Starry Night

“The sight of stars always makes me dream,” Vincent van Gogh (1853-1890) wrote in one of his many letters to his brother Theo. Even at the time he had been admitted to an institution in the South of France, he enjoyed painting and drawing the starry night skies that he saw there.

That’s how his famous painting, Starry Night (1889), now one of the most iconic images of a night sky in art history, came about. Van Gogh’s swirling starry night, featuring a small hillside village and a large cypress tree in the foreground, is not just made up of a black surface with pale dots. Instead, he used ferocious brushstrokes in bright blue and contrasting yellow tones – colours that he is now famous for. 

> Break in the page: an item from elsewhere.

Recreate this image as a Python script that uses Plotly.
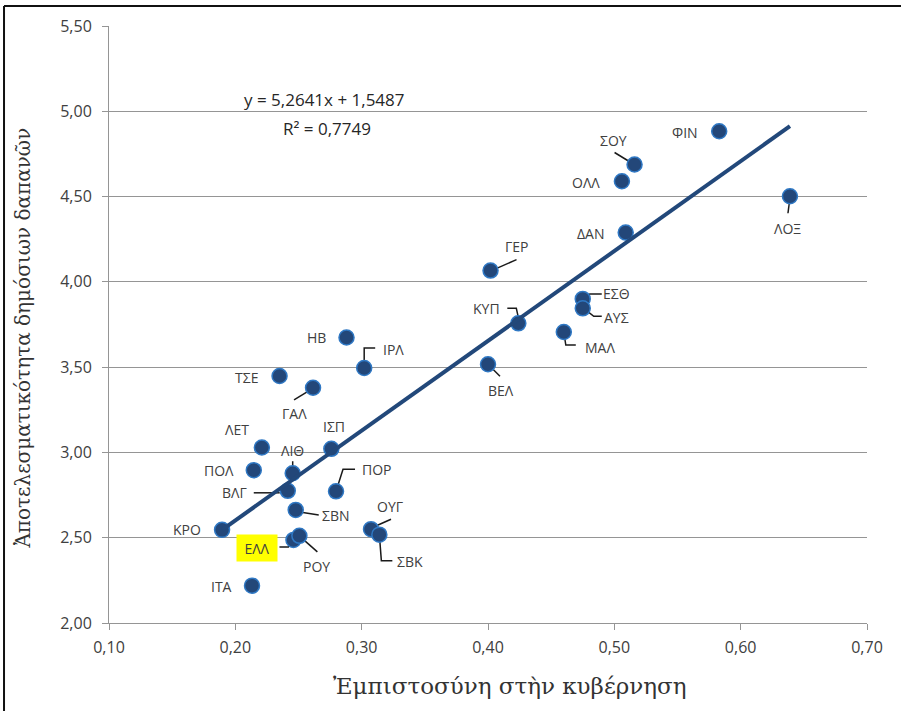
import plotly.graph_objects as go

# ---------------- data ----------------
countries = ["ΦΙΝ", "ΣΟΥ", "ΟΛΛ", "ΛΟΞ", "ΔΑΝ", "ΓΕΡ", "ΕΣΘ", "ΑΥΣ", "ΚΥΠ", "ΜΑΛ",
             "ΒΕΛ", "ΗΒ", "ΙΡΛ", "ΤΣΕ", "ΓΑΛ", "ΛΕΤ", "ΙΣΠ", "ΠΟΛ", "ΛΙΘ", "ΒΛΓ",
             "ΠΟΡ", "ΣΒΝ", "ΚΡΟ", "ΟΥΓ", "ΣΒΚ", "ΕΛΛ", "ΡΟΥ", "ΙΤΑ"]
trust = [0.583, 0.516, 0.506, 0.639, 0.509, 0.402, 0.475, 0.475, 0.424, 0.460,
         0.400, 0.288, 0.302, 0.235, 0.2615, 0.221, 0.276, 0.2146, 0.2454, 0.2415,
         0.2797, 0.2478, 0.1895, 0.3074, 0.314, 0.246, 0.2507, 0.2132]
efficiency = [4.883, 4.688, 4.590, 4.502, 4.289, 4.066, 3.900, 3.845, 3.757, 3.706,
              3.517, 3.674, 3.495, 3.448, 3.379, 3.029, 3.021, 2.896, 2.878, 2.775,
              2.772, 2.663, 2.546, 2.550, 2.518, 2.487, 2.511, 2.219]
trend_slope = 5.2641
trend_intercept = 1.5487
r_squared = 0.7749
highlight = "ΕΛΛ"

x_title = "Ἐμπιστοσύνη στὴν κυβέρνηση"
y_title = "Ἀποτελεσματικότητα δημόσιων δαπανῶν"

# ---------------- label styling (screen pixel offsets, y down) ----------------
label_style = {
    "ΦΙΝ": (-34, 1, None),
    "ΣΟΥ": (-21, -24, [(-20, -12), (-2, -1)]),
    "ΟΛΛ": (-36, 1, None),
    "ΛΟΞ": (-2, 32, [(0, 2), (-2, 17)]),
    "ΔΑΝ": (-35, 1, None),
    "ΓΕΡ": (26, -24, [(1, 0), (26, -11)]),
    "ΕΣΘ": (34, -5, [(1, 1), (7, -5), (19, -5)]),
    "ΑΥΣ": (34, 9, [(1, 0), (11, 8), (19, 8)]),
    "ΚΥΠ": (-32, -15, [(-11, -15), (-2, -15), (0, -6)]),
    "ΜΑΛ": (36, 15, [(0, 0), (2, 13), (12, 13)]),
    "ΒΕΛ": (13, 26, [(1, 1), (12, 12)]),
    "ΗΒ": (-30, 0, None),
    "ΙΡΛ": (29, -19, [(0, -2), (0, -20), (11, -20)]),
    "ΤΣΕ": (-33, 1, None),
    "ΓΑΛ": (-19, 26, [(-19, 12), (-1, 1)]),
    "ΛΕΤ": (-25, -18, None),
    "ΙΣΠ": (3, -22, None),
    "ΠΟΛ": (-35, 0, None),
    "ΛΙΘ": (0, -23, [(0, -12), (0, 0)]),
    "ΒΛΓ": (-53, 2, [(-34, 2), (-8, 2)]),
    "ΠΟΡ": (41, -22, [(0, 0), (7, -22), (19, -22)]),
    "ΣΒΝ": (40, 6, [(4, 2), (23, 5)]),
    "ΚΡΟ": (-35, 0, None),
    "ΟΥΓ": (19, -23, [(2, -2), (20, -10)]),
    "ΣΒΚ": (31, 27, [(0, 0), (2, 26), (13, 26)]),
    "ΕΛΛ": (-36, 8, [(-14, 7), (-5, 7), (-1, 1)]),
    "ΡΟΥ": (17, 31, [(1, 1), (18, 16)]),
    "ΙΤΑ": (-31, 1, None),
}

TEXT = "#404040"
GRID = "#959595"
LABEL_FONT = dict(family="Open Sans, Noto Sans, sans-serif", size=14, color=TEXT)

fig = go.Figure()

fig.add_trace(go.Scatter(
    x=trust, y=efficiency, mode="markers",
    marker=dict(size=15, color="#234779", line=dict(color="#2F78C4", width=1.5)),
    hoverinfo="text", text=countries, showlegend=False,
))

x_line = [min(trust), max(trust)]
y_line = [trend_slope * v + trend_intercept for v in x_line]
fig.add_trace(go.Scatter(
    x=x_line, y=y_line, mode="lines",
    line=dict(color="#22487A", width=4), hoverinfo="skip", showlegend=False,
))

annotations = []
shapes = []
for name, xv, yv in zip(countries, trust, efficiency):
    dx, dy, leader = label_style[name]
    ann = dict(x=xv, y=yv, xref="x", yref="y", text=name, showarrow=False,
               xshift=dx, yshift=-dy, font=LABEL_FONT)
    if name == highlight:
        ann.update(bgcolor="#FFFF00", width=38, height=24, borderpad=1)
    annotations.append(ann)
    if leader:
        path = "M " + " L ".join(f"{px} {-py}" for px, py in leader)
        shapes.append(dict(type="path", xref="x", yref="y",
                           xsizemode="pixel", ysizemode="pixel",
                           xanchor=xv, yanchor=yv, path=path,
                           line=dict(color="#1a1a1a", width=1.5), layer="between"))

def fmt(v, d):
    return f"{v:.{d}f}".replace(".", ",")

eq_font = dict(family="Open Sans, Noto Sans, sans-serif", size=17, color="#262626")
annotations.append(dict(xref="paper", yref="paper", x=0.2849, y=0.8777,
                        text=f"y = {fmt(trend_slope, 4)}x + {fmt(trend_intercept, 4)}",
                        showarrow=False, font=eq_font, xanchor="center", yanchor="middle"))
annotations.append(dict(xref="paper", yref="paper", x=0.2875, y=0.8291,
                        text=f"R² = {fmt(r_squared, 4)}",
                        showarrow=False, font=eq_font, xanchor="center", yanchor="middle"))

# axis titles
annotations.append(dict(xref="paper", yref="paper", x=0.5288, y=-0.1055,
                        text=x_title, showarrow=False, xanchor="center", yanchor="middle",
                        font=dict(family="DejaVu Serif, serif", size=23, color="#333333")))
annotations.append(dict(xref="paper", yref="paper", x=-0.1147, y=0.4765,
                        text=y_title, showarrow=False, textangle=-90,
                        xanchor="center", yanchor="middle",
                        font=dict(family="DejaVu Serif, serif", size=20, color="#333333")))

# outer frame (top and left edges visible)
shapes.append(dict(type="line", xref="paper", yref="paper", x0=-0.1385, x1=1.046,
                   y0=1.0335, y1=1.0335, line=dict(color="#111111", width=2)))
shapes.append(dict(type="line", xref="paper", yref="paper", x0=-0.1385, x1=-0.1385,
                   y0=1.0335, y1=-0.2, line=dict(color="#111111", width=2)))

tick_font = dict(family="Open Sans, Noto Sans, sans-serif", size=16, color=TEXT)

fig.update_layout(
    width=901, height=711,
    margin=dict(l=109, r=34, t=26, b=88),
    paper_bgcolor="white", plot_bgcolor="white",
    separators=",.",
    annotations=annotations, shapes=shapes,
    xaxis=dict(range=[0.10, 0.70], dtick=0.1, tick0=0.1, tickformat=".2f",
               showgrid=False, zeroline=False, showline=True, linecolor=GRID, linewidth=1,
               ticks="outside", ticklen=6, tickcolor=GRID, tickfont=tick_font,
               ticklabelstandoff=4),
    yaxis=dict(range=[2.00, 5.50], dtick=0.5, tick0=2.0, tickformat=".2f",
               showgrid=True, gridcolor=GRID, gridwidth=1, zeroline=False,
               showline=True, linecolor=GRID, linewidth=1,
               ticks="outside", ticklen=6, tickcolor=GRID, tickfont=tick_font,
               ticklabelstandoff=7),
)

fig.write_html("out.html", config={"displayModeBar": False},
               post_script="document.body.style.margin='0';document.body.style.overflow='hidden';")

As expressive as Van Gogh’s starry night was, we unfortunately don’t get to see it like that much these days. Definitely not in the city, where the night sky is permanently polluted by an orange glow. Architect Ivana Jelić and creative engineer Pavle Petrović, who work together to create art installations, present us with a radiant but artificial version of the starry sky as Van Gogh once saw it. The hillside village and trees have been replaced by the landscape of the city where it is exhibited, and the brushstrokes by 1,400 ghost staffs, or acrylic tubes that are illuminated by small LED lights. With electric lights, they remind us – in a contradictory way – of the natural beauty that we miss today. Time to adjust the lighting in our cities? 

About the artist

Architect Ivana Jelić (1989) and creative engineer Pavle Petrović (1985) have their own practices in Belgrade but work together on (light) art installations. Jelić finished her master’s in architecture at the University of Belgrade and cofounded the design studio Buro501 in 2015. Her work has been exhibited at, amongst others, the 21st Milan Triennial in 2016. Petrović obtained his master’s in Electronics and Computer Science, like Jelić, at the University of Belgrade. By day, he makes video games, and by night he does VJ performances.